I just took a few samples from differents packages, and the result is unfurtunately the same as the choclate in the pictures.

I would be happy to sent you some new packages, but for now i will make a request to Coop Danmark about full quality control of this product in Coop Danmark. When i have new and fresh products in the shop i will sent you a package with new choclate.

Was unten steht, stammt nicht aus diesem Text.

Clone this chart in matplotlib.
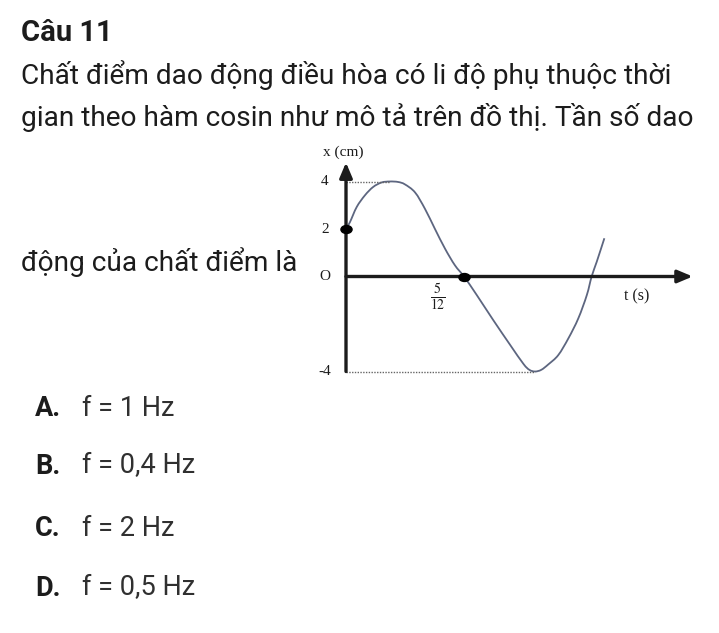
import matplotlib
matplotlib.use("Agg")
import matplotlib.pyplot as plt
from matplotlib.path import Path
from matplotlib.patches import PathPatch
from matplotlib.transforms import Affine2D

W, H = 719, 633

# curve: t in s, x in cm
t_pts = [0.0, 0.014, 0.038, 0.067, 0.096, 0.126, 0.155, 0.184, 0.208, 0.244, 0.279, 0.314,
         0.350, 0.385, 0.417, 0.462, 0.52, 0.58, 0.627, 0.648, 0.668, 0.69, 0.715, 0.750,
         0.786, 0.821, 0.851, 0.868, 0.886, 0.913]
x_pts = [2.0, 2.29, 2.93, 3.42, 3.77, 3.96, 4.0, 3.98, 3.88, 3.54, 2.85, 2.01,
         1.17, 0.47, 0.0, -0.78, -1.83, -2.88, -3.68, -3.93, -4.0, -3.93, -3.7, -3.31,
         -2.6, -1.76, -0.78, 0.0, 0.62, 1.61]

# marked points and guide lines
dot_t = [0.0, 5 / 12]
dot_x = [2.0, 0.0]
peak_t, peak_x = 0.155, 4.0
trough_t, trough_x = 0.668, -4.0
y_labels = ["4", "2", "O", "-4"]
y_label_vals = [4, 2, 0, -4]

title = "Câu 11"
question = ["Chất điểm dao động điều hòa có li độ phụ thuộc thời",
            "gian theo hàm cosin như mô tả trên đồ thị. Tần số dao",
            "động của chất điểm là"]
letters = ["A.", "B.", "C.", "D."]
answers = ["f = 1 Hz", "f = 0,4 Hz", "f = 2 Hz", "f = 0,5 Hz"]

ink = "#1c1c1c"
sans = ["Roboto", "DejaVu Sans"]
serif = ["Liberation Serif", "DejaVu Serif"]


def smooth_path(xs, ys):
    # catmull-rom through the read points, drawn as cubic bezier segments
    verts = [(xs[0], ys[0])]
    codes = [Path.MOVETO]
    n = len(xs)
    for i in range(n - 1):
        p0 = (xs[max(i - 1, 0)], ys[max(i - 1, 0)])
        p1 = (xs[i], ys[i])
        p2 = (xs[i + 1], ys[i + 1])
        p3 = (xs[min(i + 2, n - 1)], ys[min(i + 2, n - 1)])
        c1 = (p1[0] + (p2[0] - p0[0]) / 6, p1[1] + (p2[1] - p0[1]) / 6)
        c2 = (p2[0] - (p3[0] - p1[0]) / 6, p2[1] - (p3[1] - p1[1]) / 6)
        verts += [c1, c2, p2]
        codes += [Path.CURVE4] * 3
    return Path(verts, codes)


fig = plt.figure(figsize=(W / 100, H / 100), dpi=100)
fig.patch.set_facecolor("white")


def ftext(x, y, s, **kw):
    # position in picture pixels (top-left origin)
    return fig.text(x / W, 1 - y / H, s, va="center", ha="left", **kw)


ftext(21, 33, title, fontsize=21, fontweight="bold", family=sans, color=ink)
ftext(21, 75, question[0], fontsize=20.2, family=sans, color=ink)
ftext(21, 117, question[1], fontsize=20.2, family=sans, color=ink)
ftext(21, 262, question[2], fontsize=20.2, family=sans, color=ink)

opt_y = [409, 466, 528, 588]
for yy, lt, ans in zip(opt_y, letters, answers):
    ftext(35, yy, lt, fontsize=19.5, fontweight="bold", family=sans, color=ink)
    ftext(82, yy, ans, fontsize=19.5, family=sans, color="#303030")

# graph area, mapped so that 1 s = 283 px and 1 cm = 23.75 px
x0, y0, x1, y1 = 300, 140, 700, 380
ax = fig.add_axes([x0 / W, 1 - y1 / H, (x1 - x0) / W, (y1 - y0) / H])
ax.set_xlim((x0 - 346) / 283, (x1 - 346) / 283)
ax.set_ylim((276.5 - y1) / 23.75, (276.5 - y0) / 23.75)
ax.axis("off")

# axes with arrows
arrow = dict(arrowstyle="-|>,head_length=0.9,head_width=0.38", lw=2.4, color=ink,
             shrinkA=0, shrinkB=0)
ax.annotate("", xy=(1.225, 0), xytext=(0, 0), arrowprops=arrow)
ax.annotate("", xy=(0, 4.8), xytext=(0, -4.0), arrowprops=arrow)

# dotted guides
ax.plot([0, peak_t], [peak_x, peak_x], ls=(0, (1, 1)), lw=1, color="#666666")
ax.plot([0, trough_t], [trough_x, trough_x], ls=(0, (1, 1)), lw=1, color="#666666")

ax.add_patch(PathPatch(smooth_path(t_pts, x_pts), fill=False, edgecolor="#5d6680", lw=1.3))

oval = Path.unit_circle().transformed(Affine2D().scale(1.4, 1.0))
ax.plot(dot_t, dot_x, ls="none", marker=oval, ms=8, color="black", zorder=5)

for lab, v in zip(y_labels, y_label_vals):
    ax.text(-0.075, v, lab, ha="center", va="center", fontsize=11, family=serif, color=ink)
ax.text(-0.01, 5.25, "x (cm)", ha="center", va="center", fontsize=11, family=serif, color=ink)
ax.text(1.028, -0.85, "t (s)", ha="center", va="center", fontsize=11.5, family=serif, color=ink)
ax.text(0.325, -0.85, r"$\frac{5}{12}$", ha="center", va="center", fontsize=14,
        family=serif, color=ink, math_fontfamily="stix")

fig.savefig("out.png", dpi=100, facecolor="white")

I hope the solution will be fine for you :)«

Ich dankte freundlich, dass das in der Tat fine for me sei und erwartete nun eine ein- bis mehrwöchige Pause für die angekündigte interne Prüfung. Doch schon vier Tage später traf das Entschädigungspaket bei mir ein – mit zweieinhalbmal so viel Schokolade, wie ich ursprünglich gekauft hatte. Glücklicherweise liegt das MHD hinreichend weit spät in diesem Jahr und ich bin zudem von etlichen Menschen umgeben, die (dunkle) Schokolade ebenfalls schätzen.

Das war eine Serviceerfahrung, wie ich sie liebe. Und einmal mehr mag ich sie wieder insgesamt sehr, die Dänen.